# best ilf limbs for the money right now.



## EvilGarfield

You can keep any modern bow strung as long as you want and nothing Will happen, even with cheap limbs.

That's unlikely to be the answer you want but for backyard shooting, there is no point in getting expensive limbs. If you really want to spend that much money, I would suggest you to try the feel of the limbs before you buy because that might be the only thing that will set the different models apart for you. And that's something we can't decide for you.

Now if you really want a suggestion, I would direct you to Soul archery black flash CF limbs ( https://www.alternativess.com/cgi-bin/htmlos.cgi/0090435.7.22579488286515285688/SOULBFCF ). At 170$, these or the CW version have the best performance to price ratio I tested so far and they look great. 
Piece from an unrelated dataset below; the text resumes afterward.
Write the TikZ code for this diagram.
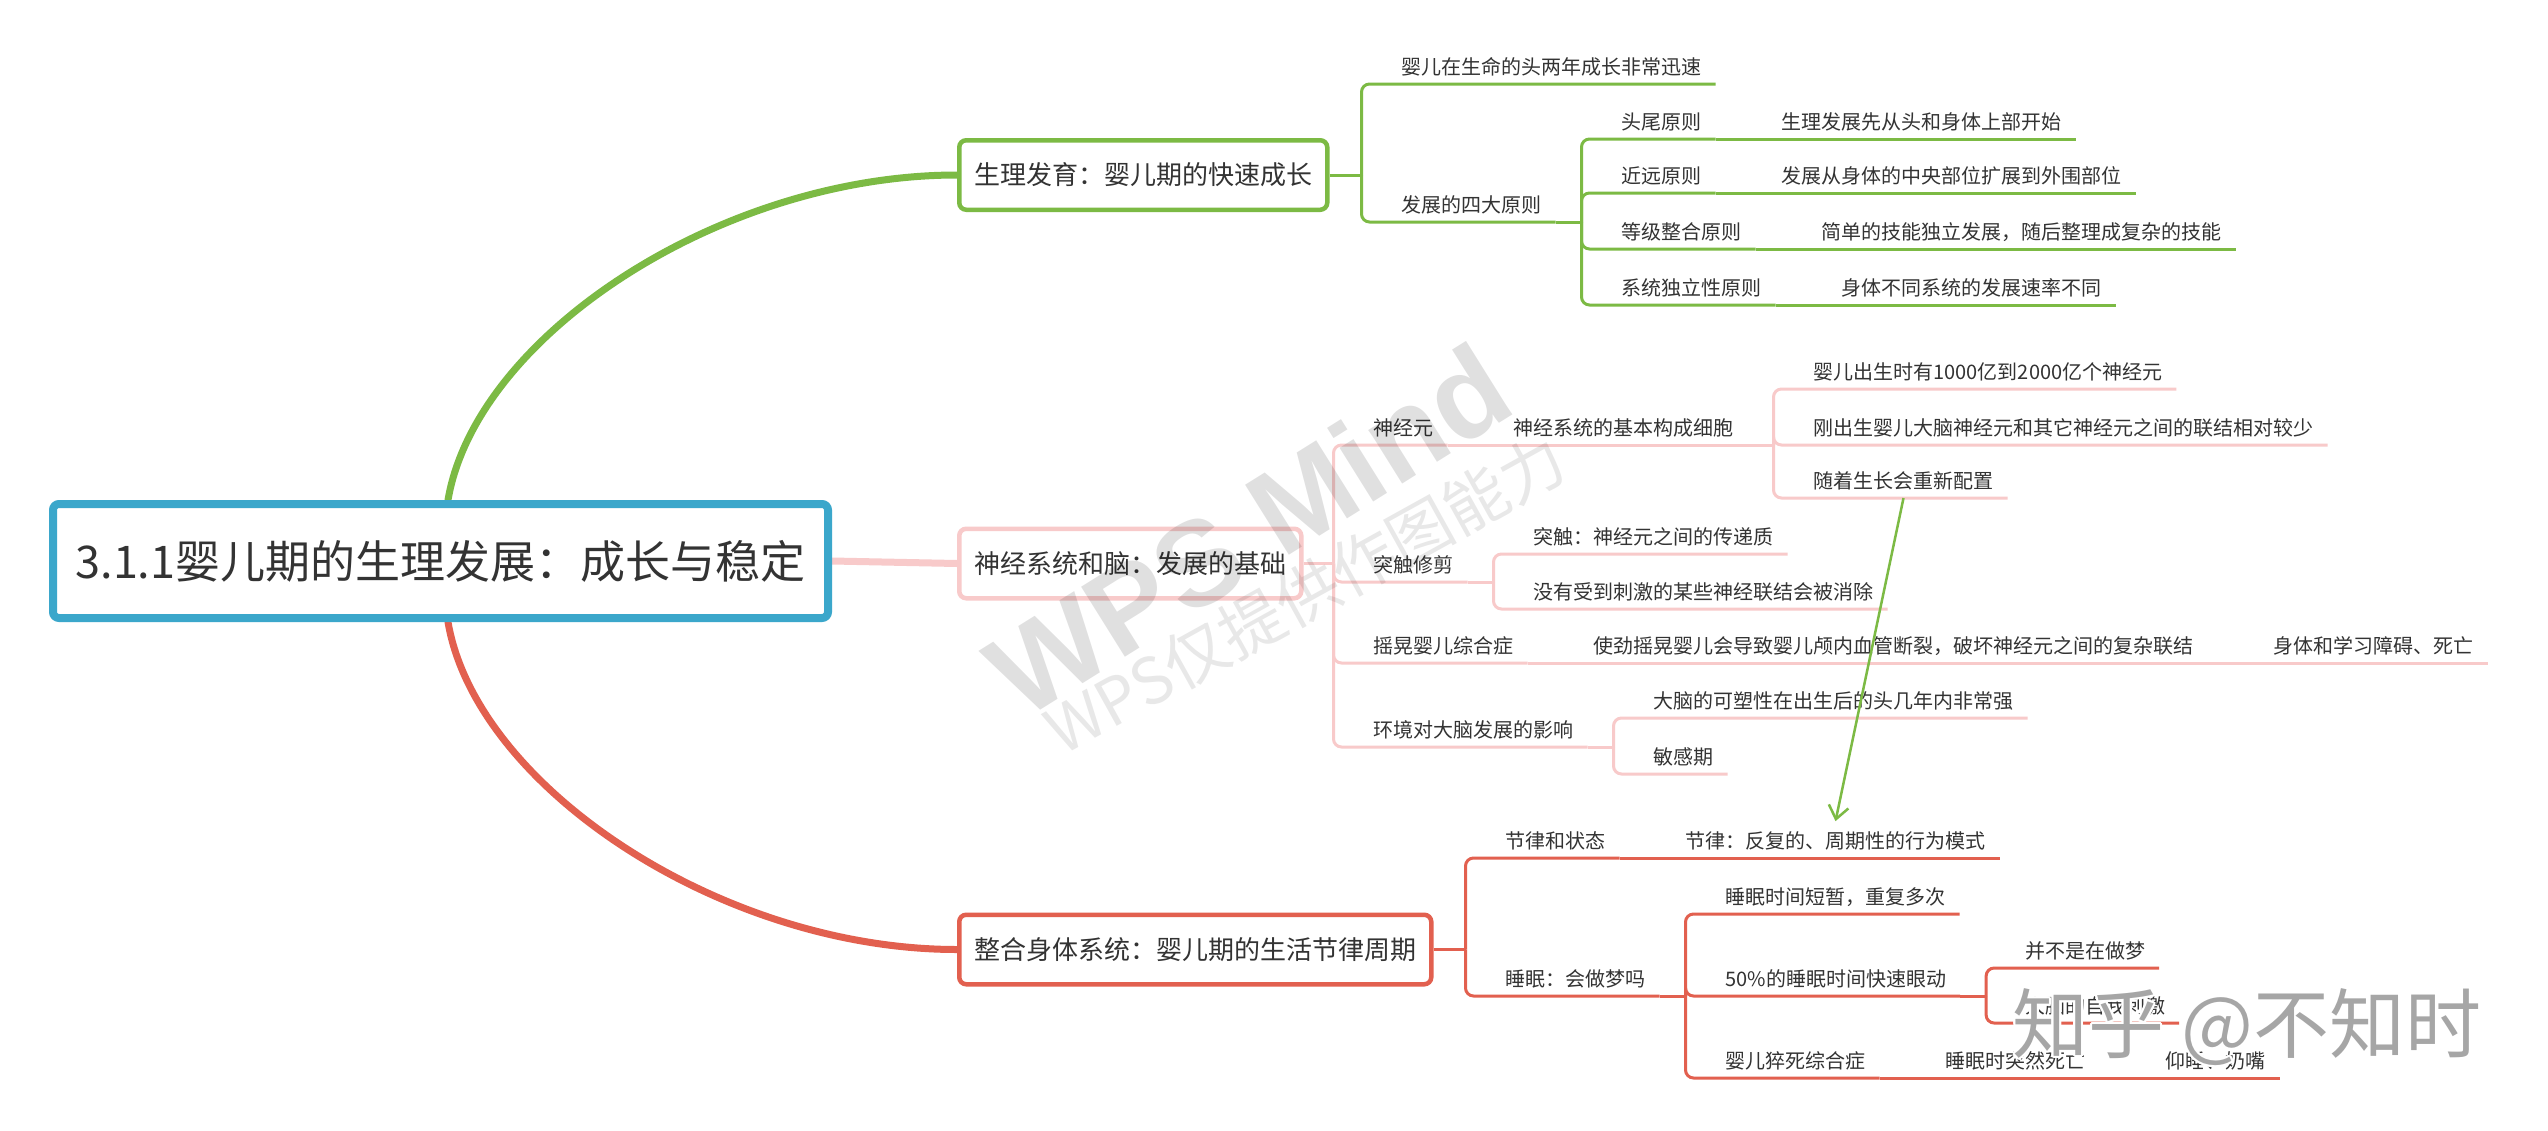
\documentclass[tikz,border=0pt]{standalone}
\usepackage{fontspec}
\setmainfont{Noto Sans CJK SC}
\newfontfamily\wmfont{Liberation Sans}
\usetikzlibrary{arrows.meta,backgrounds}
\definecolor{txt}{HTML}{333333}
\definecolor{cgreen}{HTML}{7CBA44}
\definecolor{cblue}{HTML}{3BA7CB}
\definecolor{cpink}{HTML}{F8CACA}
\definecolor{cred}{HTML}{E2604F}
\definecolor{wmgray}{HTML}{A6A6A6}
\tikzset{
  leaf/.style={anchor=south west, inner sep=0pt, outer xsep=14pt, outer ysep=10pt,
    text depth=0pt, text=txt, font=\fontsize{20}{24}\selectfont},
  branch/.style={anchor=west, rounded corners=7pt, line width=4.5pt, fill=white,
    text=txt, font=\fontsize{26}{30}\selectfont, inner xsep=15pt, inner ysep=0pt,
    minimum height=69.5pt},
  mainbox/.style={draw=cblue, line width=8pt, rounded corners=6pt, fill=white,
    text=txt, font=\fontsize{45}{50}\selectfont, minimum width=775pt,
    minimum height=114pt, inner sep=0pt},
  gl/.style={draw=cgreen, line width=3pt, rounded corners=8pt},
  pl/.style={draw=cpink, line width=3pt, rounded corners=8pt},
  rl/.style={draw=cred, line width=3pt, rounded corners=8pt},
  thick curve/.style={line width=7pt, line cap=round},
  zh/.style={font=\fontsize{76}{80}\selectfont, inner sep=0pt}
}
\begin{document}
\begin{tikzpicture}[x=1pt,y=-1pt]
\useasboundingbox (0,0) rectangle (2548,1130);

% ---------- nodes ----------
\node[mainbox] (main) at (440.5,561) {3.1.1婴儿期的生理发展：成长与稳定};
\node[branch, draw=cgreen] (gb) at (957,175) {生理发育：婴儿期的快速成长};
\node[branch, draw=cpink] (pb) at (957,563.5) {神经系统和脑：发展的基础};
\node[branch, draw=cred] (rb) at (957,949.5) {整合身体系统：婴儿期的生活节律周期};

% green branch
\node[leaf] (g1) at (1387.5,84) {婴儿在生命的头两年成长非常迅速};
\node[leaf] (g2) at (1387.5,222) {发展的四大原则};
\node[leaf] (g21) at (1607.5,139) {头尾原则};
\node[leaf] (g22) at (1607.5,193) {近远原则};
\node[leaf] (g23) at (1607.5,249) {等级整合原则};
\node[leaf] (g24) at (1607.5,305) {系统独立性原则};
\node[leaf] (g21c) at ([xshift=52pt]g21.south east) {生理发展先从头和身体上部开始};
\node[leaf] (g22c) at ([xshift=52pt]g22.south east) {发展从身体的中央部位扩展到外围部位};
\node[leaf] (g23c) at ([xshift=52pt]g23.south east) {简单的技能独立发展，随后整理成复杂的技能};
\node[leaf] (g24c) at ([xshift=52pt]g24.south east) {身体不同系统的发展速率不同};

% pink branch
\node[leaf] (p1) at (1359.5,445) {神经元};
\node[leaf] (p1c) at ([xshift=52pt]p1.south east) {神经系统的基本构成细胞};
\node[leaf] (p11) at (1799.5,389) {婴儿出生时有1000亿到2000亿个神经元};
\node[leaf] (p12) at (1799.5,445) {刚出生婴儿大脑神经元和其它神经元之间的联结相对较少};
\node[leaf] (p13) at (1799.5,498) {随着生长会重新配置};
\node[leaf] (p2) at (1359.5,582) {突触修剪};
\node[leaf] (p21) at (1519.5,554) {突触：神经元之间的传递质};
\node[leaf] (p22) at (1519.5,609) {没有受到刺激的某些神经联结会被消除};
\node[leaf] (p3) at (1359.5,663) {摇晃婴儿综合症};
\node[leaf] (p3c) at ([xshift=52pt]p3.south east) {使劲摇晃婴儿会导致婴儿颅内血管断裂，破坏神经元之间的复杂联结};
\node[leaf] (p3cc) at ([xshift=52pt]p3c.south east) {身体和学习障碍、死亡};
\node[leaf] (p4) at (1359.5,747) {环境对大脑发展的影响};
\node[leaf] (p41) at (1639.5,718) {大脑的可塑性在出生后的头几年内非常强};
\node[leaf] (p42) at (1639.5,774) {敏感期};

% red branch
\node[leaf] (r1) at (1491.5,858) {节律和状态};
\node[leaf] (r1c) at ([xshift=52pt]r1.south east) {节律：反复的、周期性的行为模式};
\node[leaf] (r2) at (1491.5,996) {睡眠：会做梦吗};
\node[leaf] (r21) at (1711.5,914) {睡眠时间短暂，重复多次};
\node[leaf] (r22) at (1711.5,996) {50\%的睡眠时间快速眼动};
\node[leaf] (r221) at (2011,968) {并不是在做梦};
\node[leaf] (r222) at (2011,1023) {大脑的自我刺激};
\node[leaf] (r23) at (1711.5,1078) {婴儿猝死综合症};
\node[leaf] (r23c) at ([xshift=52pt]r23.south east) {睡眠时突然死亡};
\node[leaf] (r23cc) at ([xshift=52pt]r23c.south east) {仰睡、奶嘴};

% ---------- connectors ----------
\begin{scope}[on background layer]
\fill[white] (0,0) rectangle (2548,1130);
\coordinate (gstart) at ([xshift=399pt]main.north west);
\coordinate (rstart) at ([xshift=399pt]main.south west);
\draw[cgreen, thick curve] (gstart) .. controls +(28,-165) and +(-235,0) .. (gb.west);
\draw[cred, thick curve] (rstart) .. controls +(28,165) and +(-235,0) .. (rb.west);
\draw[cpink, line width=7pt] (main.east) -- (pb.west);

% green
\coordinate (gv) at ([xshift=32pt]gb.east);
\draw[gl] (gb.east) -- (gv);
\draw[gl] (gv) |- (g1.south east);
\draw[gl] (gv) |- (g2.south east);
\coordinate (g2v) at ([xshift=26pt]g2.south east);
\draw[gl] (g2.south east) -- (g2v);
\foreach \n in {g21,g22,g23,g24}{
  \draw[gl] (g2v) |- (\n.south east);
  \draw[gl] (\n.south east) -- (\n c.south east);
}

% pink
\coordinate (pv) at ([xshift=30pt]pb.east);
\draw[pl] (pb.east) -- (pv);
\foreach \n in {p1,p2,p3,p4} \draw[pl] (pv) |- (\n.south east);
\draw[pl] (p1.south east) -- (p1c.south east);
\coordinate (p1v) at ([xshift=26pt]p1c.south east);
\draw[pl] (p1c.south east) -- (p1v);
\foreach \n in {p11,p12,p13} \draw[pl] (p1v) |- (\n.south east);
\coordinate (p2v) at ([xshift=26pt]p2.south east);
\draw[pl] (p2.south east) -- (p2v);
\foreach \n in {p21,p22} \draw[pl] (p2v) |- (\n.south east);
\draw[pl] (p3.south east) -- (p3c.south east) -- (p3cc.south east);
\coordinate (p4v) at ([xshift=26pt]p4.south east);
\draw[pl] (p4.south east) -- (p4v);
\foreach \n in {p41,p42} \draw[pl] (p4v) |- (\n.south east);

% red
\coordinate (rv) at ([xshift=32pt]rb.east);
\draw[rl] (rb.east) -- (rv);
\foreach \n in {r1,r2} \draw[rl] (rv) |- (\n.south east);
\draw[rl] (r1.south east) -- (r1c.south east);
\coordinate (r2v) at ([xshift=26pt]r2.south east);
\draw[rl] (r2.south east) -- (r2v);
\foreach \n in {r21,r22,r23} \draw[rl] (r2v) |- (\n.south east);
\coordinate (r22v) at ([xshift=26pt]r22.south east);
\draw[rl] (r22.south east) -- (r22v);
\foreach \n in {r221,r222} \draw[rl] (r22v) |- (\n.south east);
\draw[rl] (r23.south east) -- (r23c.south east) -- (r23cc.south east);
\end{scope}

% cross link
\draw[cgreen, line width=2.5pt, -{Straight Barb[length=13pt,width=20pt]}] (p13.south) -- (r1c.north);

% ---------- watermarks ----------
\node[rotate=32, anchor=base west, inner sep=0pt, text=black, opacity=0.12,
  font=\wmfont\bfseries\fontsize{120}{120}\selectfont] (wm1) at (1022,722) {WPS Mind};
\node[rotate=29, anchor=base west, inner sep=0pt, text=black, opacity=0.09,
  font=\fontsize{64}{64}\selectfont] (wm2) at (1062,757) {WPS仅提供作图能力};
\foreach \a in {0,30,...,330}
  \node[zh, text=white] (zhw\a) at ([shift={(\a:2pt)}]2247,1027) {知乎 @不知时};
\node[zh, text=wmgray] (zhm) at (2247,1027) {知乎 @不知时};
\end{tikzpicture}
\end{document}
Sent from my HTC One mini 2 using Tapatalk


----------



## maxpowerpc2000

Get some uukha limbs. I have owned lots of limbs at different price range and for me those uukha can't be beat.


----------



## stevelong

I really like the MK Inpers for feel. I just bought back a set I had sold.
I also think it's hard to beat a set of WINEX.


----------



## GoldArcher403

Uukha Ex1 

Its a $400 limb that shoots like a $700 limb IMO.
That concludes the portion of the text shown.